Upon receipt of this letter, Boyle engaged a small boy to crawl under the leased building on January 11, 1970, in an effort *304 to ascertain the cause of the odor. The boy found and removed a dead opossum, which was disposed of. On January 12, 1970, Boyle had the building treated by a local pest control company in order to eradicate the residue of the odor. Nevertheless, on January 30, 1970, State completely vacated the leased premises and refused to pay rent thereafter. In a letter from Boyle to State dated February 28, 1970, Boyle demanded payment of rent for the month of February. In its response dated March 12, 1970, State refused to pay and indicated that no further rent would be paid. As a result, Boyle initiated this action for breach of lease and recovered a judgment of $6000.


Initially State argues that it was constructively evicted from the leased premises and that the trial court therefore erred in granting judgment for Boyle.
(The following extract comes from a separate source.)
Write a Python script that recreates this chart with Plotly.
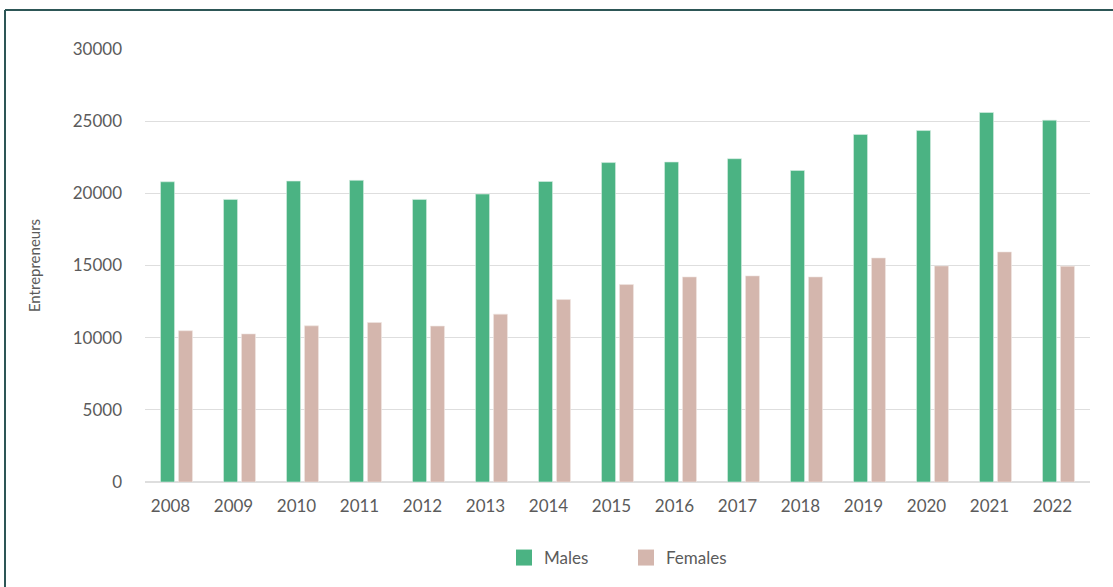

State's argument is predicated upon the assumption that there exists an implied duty to repair on the part of Boyle and that Boyle's failure to remedy the odoriferous condition constituted a breach of that duty which in turn constituted a constructive eviction. We do not agree.

Our analysis of the problems herein compels the conclusion that it is unnecessary to decide whether an implied duty to repair exists in a commercial lease setting. Since State was asserting constructive eviction as an affirmative defense to Boyle's action for breach of lease, State clearly had the burden of proof on that issue. Ind. Rules of Procedure, Trial Rule 8(C). Thus, State's appeal on the issue of constructive eviction is from a negative finding which may only be attacked as being contrary to law. Link v. Sun Oil Company (1947), Ind. App., 312 N.E.2d 126. In determining whether a negative finding is contrary to law, this court neither weighs the evidence nor resolves questions of credibility of witnesses. Rather, we consider only the evidence most favorable to the decision of the trial court, together with all reasonable inferences flowing therefrom. It is only where the evidence and inferences so considered lead to but one conclusion and the trial court has reached an opposite conclusion that the decision below will be disturbed as being contrary to law. Link v. Sun Oil Company, supra.

Even assuming, without deciding, that an implied duty to repair exists in a commercial lease setting, we are constrained by our standard of review to reject State's argument concerning the alleged breach of that duty by Boyle. Clearly, if a duty to repair exists, a reasonable time to effect the necessary repairs also exists. Handlesman v. Alberts (1924), 196 Ind. 265, 145 N.E. 548; Hendry v. Squier (1890), 126 Ind. 19, 25 N.E. 830. Since Boyle removed the deceased opossum and had the building treated by a local pest control company so as to eradicate any remaining odor within two days of receipt of State's demand letter, we are unable to say as a matter of law that a breach of duty to repair, if any, occurred. There being no breach of any duty to repair, State's argument concerning the defense of constructive eviction necessarily fails.


Secondly, State argues that a surrender and acceptance occurred by operation of law since Boyle attempted to relet the premises after State's abandonment.

A similar argument was made by the appellant in Hirsch v. Merchants National Bank & Trust Co. (1975), Ind. App., 336 N.E.2d 833. Therein, this court recognized an obligation on the landlord to use such diligence as would be exercised by a reasonably prudent man under similar circumstances to relet the premises, if possible, in order to mitigate damages resulting from the tenant's breach of lease. We further noted that prior case law indicated that the question of surrender and *305 acceptance by operation of law is to be determined on a case to case basis by reference to the acts of the parties. See, Northern Ind. Steel Supply Co. v. Chrisman (1965), 139 Ind. App. 27, 204 N.E.2d 668. Applying those principles to the case at bar, we are unable to say that the trial court erred in finding no surrender and acceptance. There was sufficient evidence to support the conclusion that Boyle and State did not mutually agree to consider the lease terminated on January 31, 1970. See, Hirsch v. Merchants National Bank & Trust Co., supra.

No reversible error having been demonstrated, the judgment of the trial court is hereby affirmed.

Judgment affirmed.

ROBERTSON, C.J., and LOWDERMILK, J., concur.